Folge: Dementsprechend bestimmt § 20 Abs. 1 Nr. 10 Buchst. b Satz 5 i.V.m. Nr. 1 Satz 3 EStG, dass die Leistungen eines § 20 Abs. 1 Nr. 10 Buchst. b EStG unterfallenden BgA nicht zu den Einnahmen aus Kapitalvermögen gehören, soweit sie aus Ausschüttungen stammen, für die Beträge aus dem steuerlichen Einlagekonto als verwendet gelten.
Beraterhinweis: Der BFH bestätigt seine bisherige Rechtsprechung (BFH v. 23.1.2008 - I R 18/07, GmbH-StB 2008, 225) und führt sie fort. Er stellt dabei klar, dass im Ergebnis somit BgA in Form von Eigenbetrieben und Regiebetrieben grundsätzlich gleichbehandelt werden.
Unterschied: Allerdings besteht der Unterschied, dass die Zurechnung des Verlustes zum steuerlichen Einlagekonto beim Regiebetrieb unmittelbar wirkt, während der Verlustvortrag beim Eigenbetrieb sich erst dann auf die Bemessungsgrundlage der Steuer auf Kapitalerträge auswirkt, wenn der BgA wieder Gewinne erwirtschaftet.

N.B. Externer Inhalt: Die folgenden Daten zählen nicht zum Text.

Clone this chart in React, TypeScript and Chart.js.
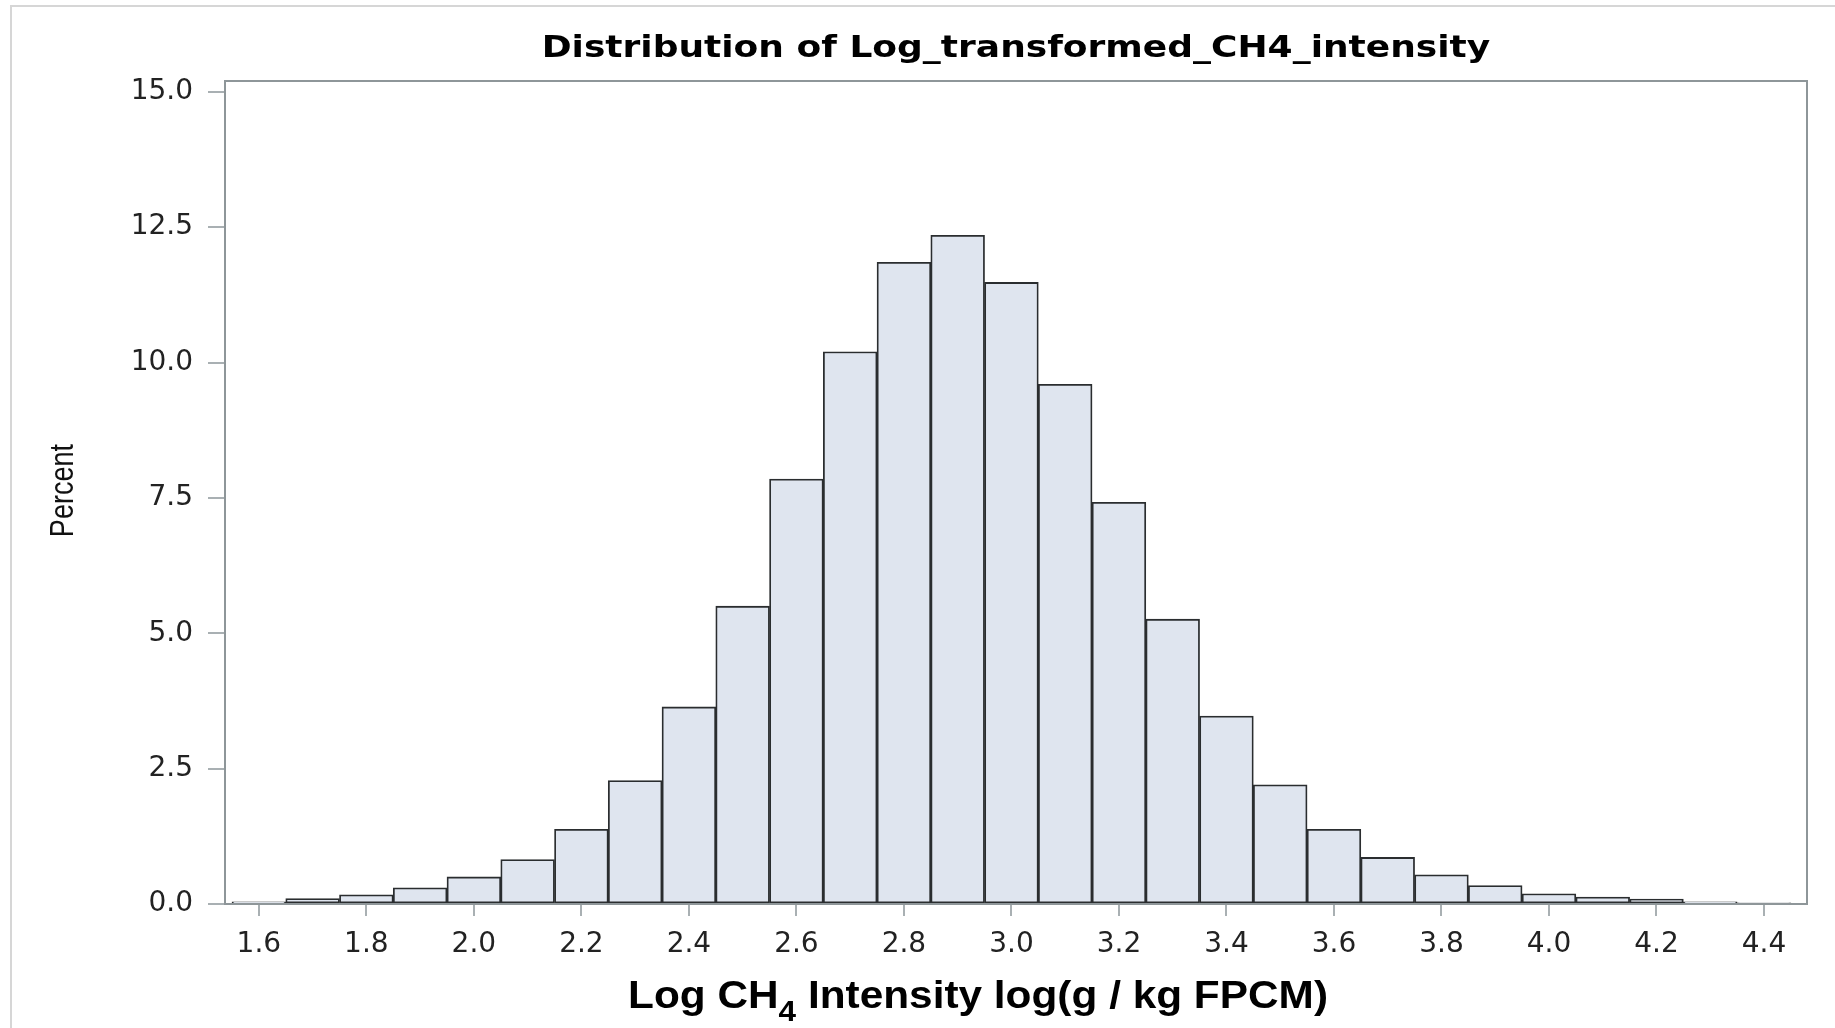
import React, { useEffect, useRef } from "react";
import { Chart, registerables } from "chart.js";

Chart.register(...registerables);

const BIN_CENTERS = [
  1.6, 1.7, 1.8, 1.9, 2.0, 2.1, 2.2, 2.3, 2.4, 2.5, 2.6, 2.7, 2.8, 2.9, 3.0,
  3.1, 3.2, 3.3, 3.4, 3.5, 3.6, 3.7, 3.8, 3.9, 4.0, 4.1, 4.2, 4.3, 4.4,
];
const PERCENT = [
  0.04, 0.1, 0.17, 0.3, 0.5, 0.82, 1.38, 2.28, 3.64, 5.5, 7.85, 10.2, 11.85,
  12.35, 11.48, 9.6, 7.42, 5.26, 3.47, 2.2, 1.38, 0.86, 0.54, 0.34, 0.19, 0.13,
  0.09, 0.04, 0.02,
];
const X_TICKS = [1.6, 1.8, 2.0, 2.2, 2.4, 2.6, 2.8, 3.0, 3.2, 3.4, 3.6, 3.8, 4.0, 4.2, 4.4];
const Y_TICKS = [0, 2.5, 5, 7.5, 10, 12.5, 15];

const TITLE = "Distribution of Log_transformed_CH4_intensity";
const Y_TITLE = "Percent";
const X_TITLE_PRE = "Log CH";
const X_TITLE_SUB = "4";
const X_TITLE_POST = " Intensity log(g / kg FPCM)";

const decorPlugin = {
  id: "decor",
  beforeDraw(chart: any) {
    const ctx = chart.ctx;
    ctx.save();
    ctx.fillStyle = "#ffffff";
    ctx.fillRect(0, 0, chart.width, chart.height);
    ctx.strokeStyle = "#d6d6d6";
    ctx.lineWidth = 2;
    ctx.beginPath();
    ctx.moveTo(11, chart.height);
    ctx.lineTo(11, 6);
    ctx.lineTo(chart.width, 6);
    ctx.stroke();
    ctx.restore();
  },
  afterDraw(chart: any) {
    const ctx = chart.ctx;
    const a = chart.chartArea;
    ctx.save();
    // plot frame
    ctx.strokeStyle = "#8e9699";
    ctx.lineWidth = 2;
    ctx.strokeRect(a.left, a.top, a.right - a.left, a.bottom - a.top);

    // title
    const cx = (a.left + a.right) / 2;
    ctx.fillStyle = "#000";
    ctx.font = 'bold 30px "DejaVu Sans"';
    ctx.textAlign = "center";
    ctx.textBaseline = "alphabetic";
    ctx.save();
    ctx.translate(cx, a.top - 24);
    ctx.scale(1.2, 1);
    ctx.fillText(TITLE, 0, 0);
    ctx.restore();

    // y title
    ctx.save();
    ctx.font = '33px "Liberation Sans"';
    ctx.fillStyle = "#111";
    ctx.translate(a.left - 152, (a.top + a.bottom) / 2 - 2);
    ctx.rotate(-Math.PI / 2);
    ctx.scale(0.82, 1);
    ctx.textAlign = "center";
    ctx.fillText(Y_TITLE, 0, 0);
    ctx.restore();

    // x title with subscript
    ctx.save();
    const mainFont = 'bold 39px "Liberation Sans"';
    const subFont = 'bold 29px "Liberation Sans"';
    ctx.font = mainFont;
    const w1 = ctx.measureText(X_TITLE_PRE).width;
    const w3 = ctx.measureText(X_TITLE_POST).width;
    ctx.font = subFont;
    const w2 = ctx.measureText(X_TITLE_SUB).width;
    const total = w1 + w2 + w3;
    const targetW = 700;
    const sx = targetW / total;
    const xc = cx - 38;
    const base = a.bottom + 104;
    ctx.translate(xc - targetW / 2, base);
    ctx.scale(sx, 1);
    ctx.textAlign = "left";
    ctx.fillStyle = "#000";
    ctx.font = mainFont;
    ctx.fillText(X_TITLE_PRE, 0, 0);
    ctx.font = subFont;
    ctx.fillText(X_TITLE_SUB, w1, 13);
    ctx.font = mainFont;
    ctx.fillText(X_TITLE_POST, w1 + w2, 0);
    ctx.restore();

    ctx.restore();
  },
};

export default function App() {
  const ref = useRef<HTMLCanvasElement | null>(null);

  useEffect(() => {
    if (!ref.current) return;
    const chart = new Chart(ref.current, {
      type: "bar",
      data: {
        datasets: [
          {
            data: BIN_CENTERS.map((x, i) => ({ x, y: PERCENT[i] })),
            backgroundColor: "#dfe5ef",
            borderColor: "#2a2d2f",
            borderWidth: 1.8,
            borderSkipped: false,
            barPercentage: 1,
            categoryPercentage: 1,
          },
        ],
      },
      options: {
        animation: false,
        responsive: true,
        maintainAspectRatio: false,
        layout: { padding: { top: 81, right: 28, left: 0, bottom: 0 } },
        plugins: {
          legend: { display: false },
          tooltip: { enabled: false },
          title: { display: false },
        },
        scales: {
          x: {
            type: "linear",
            min: 1.537,
            max: 4.48,
            offset: false,
            afterBuildTicks: (scale: any) => {
              scale.ticks = X_TICKS.map((v) => ({ value: v }));
            },
            afterFit: (scale: any) => {
              scale.height = 124;
            },
            ticks: {
              autoSkip: false,
              maxRotation: 0,
              padding: 12,
              color: "#222",
              font: { family: '"DejaVu Sans"', size: 28 },
              callback: (v: any) => Number(v).toFixed(1),
            },
            grid: {
              offset: false,
              drawOnChartArea: false,
              drawTicks: true,
              tickLength: 12,
              color: "#a9b0b3",
              lineWidth: 2,
            },
            border: { display: false },
          },
          y: {
            type: "linear",
            min: 0,
            max: 15.2,
            afterBuildTicks: (scale: any) => {
              scale.ticks = Y_TICKS.map((v) => ({ value: v }));
            },
            afterFit: (scale: any) => {
              scale.width = 225;
            },
            ticks: {
              padding: 15,
              color: "#222",
              font: { family: '"DejaVu Sans"', size: 28 },
              callback: (v: any) => Number(v).toFixed(1),
            },
            grid: {
              offset: false,
              drawOnChartArea: false,
              drawTicks: true,
              tickLength: 17,
              color: "#a9b0b3",
              lineWidth: 2,
            },
            border: { display: false },
          },
        },
      },
      plugins: [decorPlugin],
    } as any);
    return () => chart.destroy();
  }, []);

  return (
    <div style={{ position: "absolute", left: 0, top: 0, width: 1835, height: 1028, background: "#fff" }}>
      <canvas ref={ref} />
    </div>
  );
}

Diese unterschiedliche Wirkung ist hinzunehmen. Sie ist dem Umstand geschuldet, dass der Regiebetrieb kassenmäßig Teil der Trägerkörperschaft ist und keine separate Vermögensmasse des BgA existiert.
Auswirkungen auf Gewinnebene: Dies wirkt sich nicht nur auf die Behandlung von Verlusten, sondern spiegelbildlich auch auf der Gewinnebene aus: Gewinne eines Regiebetriebs sind bei der Trägerkörperschaft unmittelbar und zeitgleich als Einkünfte aus Kapitalvermögen zu versteuern, während beim Eigenbetrieb Gewinne erst dann zu Einkünften i.S.d. § 20 Abs. 1 Nr. 10 Buchst. b EStG führen, wenn deren Überführung in den allgemeinen Haushalt beschlossen worden ist oder wenn sie ohne einen entsprechenden Beschluss tatsächlich an die Trägerkörperschaft zur allgemeinen Verwendung geleistet worden sind. Vor diesem Hintergrund ist es konsequent, die unterschiedliche haushaltsrechtliche Lage auch auf der Verlustebene zu berücksichtigen.